The Grand Power Q1S never had much chance of owning the mainstream spotlight, but that did not stop it from being an interesting and genuinely capable handgun. The rotating barrel design gives it a different feel under recoil, and shooters who spend time with it often come away impressed by how controllable and smooth it is for its size. It has always been more serious than its visibility suggested.
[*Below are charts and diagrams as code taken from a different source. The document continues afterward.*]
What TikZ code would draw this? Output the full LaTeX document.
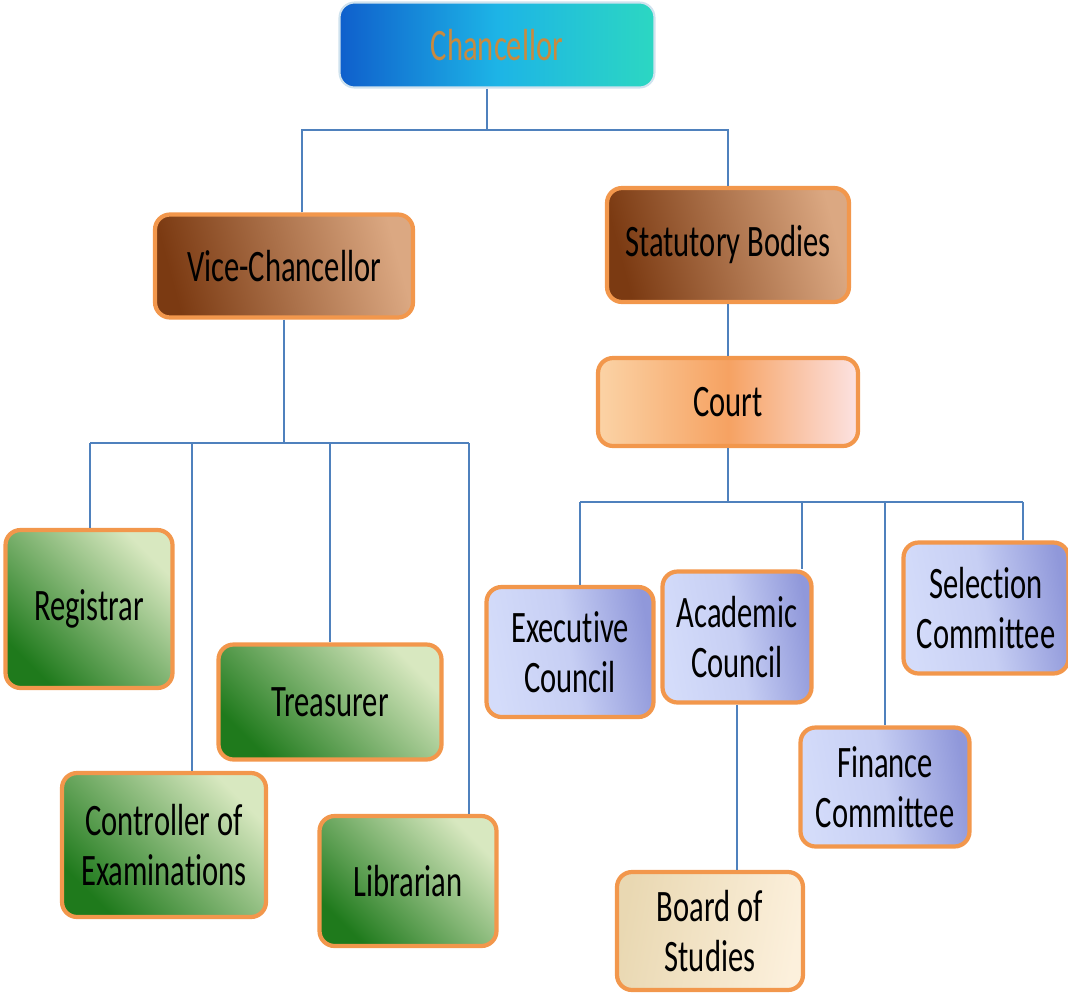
\documentclass[tikz,border=0pt]{standalone}
\usepackage{fontspec}
\setmainfont{Carlito}[FakeStretch=0.68,Ligatures={NoCommon,NoContextual}]
\newcommand{\boxfont}{\fontsize{25.6pt}{28.5pt}\selectfont}

\definecolor{linkblue}{HTML}{4F81BD}
\definecolor{rimorange}{HTML}{F2974C}
\definecolor{chblue}{HTML}{0F5FCC}
\definecolor{chmid}{HTML}{1DB4E6}
\definecolor{chcyan}{HTML}{2CD7C2}
\definecolor{chrim}{HTML}{CFE2EE}
\definecolor{chtext}{HTML}{C98A3E}
\definecolor{brdark}{HTML}{7B3A12}
\definecolor{brlight}{HTML}{DBA882}
\definecolor{grdark}{HTML}{1F7A1C}
\definecolor{grlight}{HTML}{D8E8C0}
\definecolor{lvlight}{HTML}{D4DCFA}
\definecolor{lvdark}{HTML}{9098DA}
\definecolor{ctpeach}{HTML}{FBD3A6}
\definecolor{ctorange}{HTML}{F6A262}
\definecolor{ctpink}{HTML}{FCE2E2}
\definecolor{crtan}{HTML}{E9D8B2}
\definecolor{crlight}{HTML}{FCF0DC}

\begin{document}
\begin{tikzpicture}[x=0.02cm,y=-0.02cm,
    box/.style={draw=rimorange,line width=2.4pt,rounded corners=0.3cm,align=center,font=\boxfont,inner sep=0pt},
    link/.style={draw=linkblue,line width=1.2pt},
    brownbox/.style={box,left color=brdark,right color=brlight,shading angle=105},
    greenbox/.style={box,left color=grdark,right color=grlight,shading angle=135},
    lavbox/.style={box,left color=lvlight,right color=lvdark,middle color=lvlight!80!lvdark,shading angle=100}]

  \useasboundingbox (0,0) rectangle (1068,994);

  %%%%%%%%%% TOP %%%%%%%%%%
  \node[box,draw=chrim,line width=1.2pt,left color=chblue,right color=chcyan,middle color=chmid,text=chtext,
        minimum width=6.3cm,minimum height=1.7cm] (ch) at (497,45) {Chancellor};

  \node[brownbox,minimum width=5.16cm,minimum height=2.06cm] (vc) at (284,266) {Vice-Chancellor};
  \node[brownbox,minimum width=4.84cm,minimum height=2.28cm] (sb) at (728,245) {Statutory Bodies};

  \node[box,left color=ctpeach,right color=ctpink,middle color=ctorange,
        minimum width=5.2cm,minimum height=1.76cm] (ct) at (728,402) {Court};

  %%%%%%%%%% LEFT SIDE %%%%%%%%%%
  \node[greenbox,minimum width=3.34cm,minimum height=3.16cm] (reg) at (89,609) {Registrar};
  \node[greenbox,minimum width=4.46cm,minimum height=2.3cm] (tr) at (330,702) {Treasurer};
  \node[greenbox,minimum width=4.08cm,minimum height=2.88cm] (coe) at (164,845) {Controller of\\Examinations};
  \node[greenbox,minimum width=3.54cm,minimum height=2.6cm] (lib) at (408,881) {Librarian};

  %%%%%%%%%% RIGHT SIDE %%%%%%%%%%
  \node[lavbox,minimum width=3.34cm,minimum height=2.6cm] (ec) at (570,652) {Executive\\Council};
  \node[lavbox,minimum width=2.98cm,minimum height=2.62cm] (ac) at (737,637) {Academic\\Council};
  \node[lavbox,minimum width=3.3cm,minimum height=2.62cm] (sc) at (986,608) {Selection\\Committee};
  \node[lavbox,minimum width=3.38cm,minimum height=2.38cm] (fc) at (885,787) {Finance\\Committee};

  \node[box,left color=crtan,right color=crlight,shading angle=80,
        minimum width=3.72cm,minimum height=2.36cm] (bs) at (710,931) {Board of\\Studies};

  % bus points
  \coordinate (t1) at (487,130);
  \coordinate (t2) at (302,130);
  \coordinate (t3) at (728,130);

  \coordinate (v1) at (284,443);
  \coordinate (v2) at (90,443);
  \coordinate (v3) at (192,443);
  \coordinate (v4) at (330,443);
  \coordinate (v5) at (469,443);

  \coordinate (c1) at (728,502);
  \coordinate (c2) at (580,502);
  \coordinate (c3) at (802,502);
  \coordinate (c4) at (885,502);
  \coordinate (c5) at (1023,502);

  \draw[link] (ch.south -| t1) -- (t1);
  \draw[link] (vc.north -| t2) -- (t2) -- (t3) -- (sb.north);

  \draw[link] (sb) -- (ct);

  \draw[link] (vc) -- (v1);
  \draw[link] (v2) -- (v5);
  \draw[link] (v2) -- (reg.north -| v2);
  \draw[link] (v3) -- (coe.north -| v3);
  \draw[link] (v4) -- (tr.north);
  \draw[link] (v5) -- (lib.north -| v5);

  \draw[link] (ct) -- (c1);
  \draw[link] (c2) -- (c5);
  \draw[link] (c2) -- (ec.north -| c2);
  \draw[link] (c3) -- (ac.north -| c3);
  \draw[link] (c4) -- (fc.north);
  \draw[link] (c5) -- (sc.north -| c5);

  \draw[link] (ac) -- (bs.north -| ac);
\end{tikzpicture}
\end{document}
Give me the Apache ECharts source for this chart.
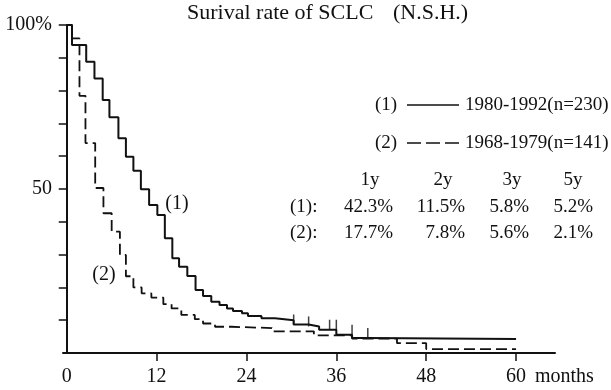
<!DOCTYPE html>
<html>
<head>
<meta charset="utf-8">
<script src="https://cdn.jsdelivr.net/npm/echarts@6/dist/echarts.min.js"></script>
<style>
  html, body { margin: 0; padding: 0; background: #fff; }
  #chart { width: 611px; height: 390px; }
</style>
</head>
<body>
<div id="chart"></div>
<script>
// survival curves, [month, % surviving after the step]
const curve1 = [
  [0, 100], [0.7, 93.9], [2.6, 88.8], [3.7, 83.7], [4.8, 77.1], [5.7, 71.9],
  [6.9, 65.5], [7.9, 59.8], [8.9, 55.6], [9.9, 49.9], [11.0, 45.1], [12.1, 42.1],
  [13.1, 35.0], [14.1, 28.9], [15.0, 26.3], [16.1, 23.5], [17.2, 19.2], [18.2, 17.4],
  [19.3, 15.6], [20.4, 14.6], [21.4, 13.6], [22.2, 12.8], [23.4, 12.1], [24.2, 11.3],
  [26.0, 10.6], [27.8, 10.0], [30.3, 8.7], [32.3, 8.1], [33.7, 7.1], [36.0, 5.6],
  [38.1, 4.6], [40.1, 4.3], [60, 4.3]
]
const curve2 = [
  [0, 100], [0.7, 95.9], [1.7, 78.4], [2.5, 64.0], [3.8, 50.3], [4.9, 42.6],
  [6.0, 37.0], [7.1, 29.9], [7.9, 23.4], [8.9, 20.0], [10.0, 18.2], [11.3, 16.9],
  [12.9, 14.9], [14.0, 13.6], [15.3, 11.6], [17.1, 10.3], [18.2, 9.0], [19.8, 8.0],
  [22.0, 7.6], [27.4, 6.6], [33.0, 5.4], [38.1, 4.4], [44.1, 3.0], [48.0, 1.2], [60, 1.2]
]
// censored marks on curve 1
const censor1 = [[30.3, 8.7], [32.3, 8.1], [35.1, 7.1], [36.0, 7.1], [38.1, 5.6], [40.2, 4.6]]

const xTicks = [12, 24, 36, 48, 60]
const xLabels = [0, 12, 24, 36, 48, 60]
const yTicks = [10, 20, 30, 40, 50, 60, 70, 80, 90, 100]

const legendNames = ['1980-1992(n=230)', '1968-1979(n=141)']
const tableYears = ['1y', '2y', '3y', '5y']
const table1 = [42.3, 11.5, 5.8, 5.2]
const table2 = [17.7, 7.8, 5.6, 2.1]

const FONT = "'Liberation Serif', 'Times New Roman', serif"
const INK = '#111'

const chart = echarts.init(document.getElementById('chart'), null, { renderer: 'canvas' })

const txt = (text, x, y, size, align) => ({
  type: 'text', x: x, y: y, silent: true,
  style: { text: text, font: size + 'px ' + FONT, fill: INK, textAlign: align || 'left', textVerticalAlign: 'middle' }
})

const colRight = [393, 465, 529, 593]
const colHead = [370, 443, 512, 573]
const graphics = [
  txt('Surival rate of SCLC', 187, 13, 22),
  txt('(N.S.H.)', 393, 13, 22),
  txt('months', 535, 377, 20),
  txt('(1)', 177, 204, 20, 'center'),
  txt('(2)', 104, 275, 20, 'center'),
  txt('(1)', 375, 105, 19),
  txt(legendNames[0], 465, 105, 19),
  txt('(2)', 375, 143, 19),
  txt(legendNames[1], 465, 143, 19),
  { type: 'line', silent: true, shape: { x1: 407, y1: 105, x2: 459, y2: 105 }, style: { stroke: INK, lineWidth: 1.6 } },
  { type: 'line', silent: true, shape: { x1: 407, y1: 143, x2: 459, y2: 143 }, style: { stroke: INK, lineWidth: 1.6, lineDash: [14, 5] } },
  txt('(1):', 290, 207, 19),
  txt('(2):', 290, 233, 19)
]
tableYears.forEach((y, i) => {
  graphics.push(txt(y, colHead[i], 180, 19, 'center'))
  graphics.push(txt(table1[i].toFixed(1) + '%', colRight[i], 207, 19, 'right'))
  graphics.push(txt(table2[i].toFixed(1) + '%', colRight[i], 233, 19, 'right'))
})

const option = {
  animation: false,
  backgroundColor: '#fff',
  grid: { left: 63, right: 56, top: 25, bottom: 37, containLabel: false, outerBoundsMode: 'none' },
  xAxis: {
    type: 'value',
    min: -0.5,
    max: 65.2,
    axisLine: { show: true, lineStyle: { color: INK, width: 2 } },
    axisTick: { show: true, customValues: xTicks, length: 8, inside: false, lineStyle: { color: INK, width: 1.5 } },
    axisLabel: { customValues: xLabels, margin: 14, color: INK, fontFamily: FONT, fontSize: 20 },
    splitLine: { show: false }
  },
  yAxis: {
    type: 'value',
    min: 0,
    max: 100,
    axisLine: { show: true, lineStyle: { color: INK, width: 2 } },
    axisTick: { show: true, customValues: yTicks, length: 8, inside: false, lineStyle: { color: INK, width: 1.5 } },
    axisLabel: {
      customValues: [50, 100],
      margin: 11,
      color: INK, fontFamily: FONT, fontSize: 20,
      formatter: v => (v === 100 ? '100%' : String(v))
    },
    splitLine: { show: false }
  },
  series: [
    {
      name: legendNames[0], type: 'line', step: 'end', data: curve1,
      showSymbol: false, lineStyle: { color: INK, width: 2 }
    },
    {
      name: legendNames[1], type: 'line', step: 'end', data: curve2,
      showSymbol: false, lineStyle: { color: INK, width: 1.8, type: [11, 5] }
    },
    {
      type: 'scatter', data: censor1,
      symbol: 'rect', symbolSize: [1.5, 10], symbolOffset: [0, '-50%'],
      itemStyle: { color: INK }
    }
  ],
  graphic: graphics
}

chart.setOption(option)
</script>
</body>
</html>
That low profile probably kept it from being overhyped, which may have helped its reputation among the people who actually bought one. The Q1S feels like a pistol you discover rather than one you get talked into. While bigger names soaked up the noise, this gun kept making quiet believers out of shooters who cared more about range results than what dominated the conversation that month.
SAR9 Compact

The SAR9 Compact has spent a lot of time outside the center of the American handgun conversation, but that never meant it lacked merit. It brought a comfortable grip, solid reliability, and a level of shootability that made it more than just another entry in a crowded class. It did not have the advantage of a louder following, but it kept offering enough substance to stay relevant for shooters who actually tried it.
That is usually the dividing line with handguns like this. People who only follow noise miss them, while people who shoot broadly start to notice them. The SAR9 Compact is not famous for dominating trends, but it has done a good job of backing up its purpose. In a market full of louder names, that kind of steady competence deserves more respect than it usually gets.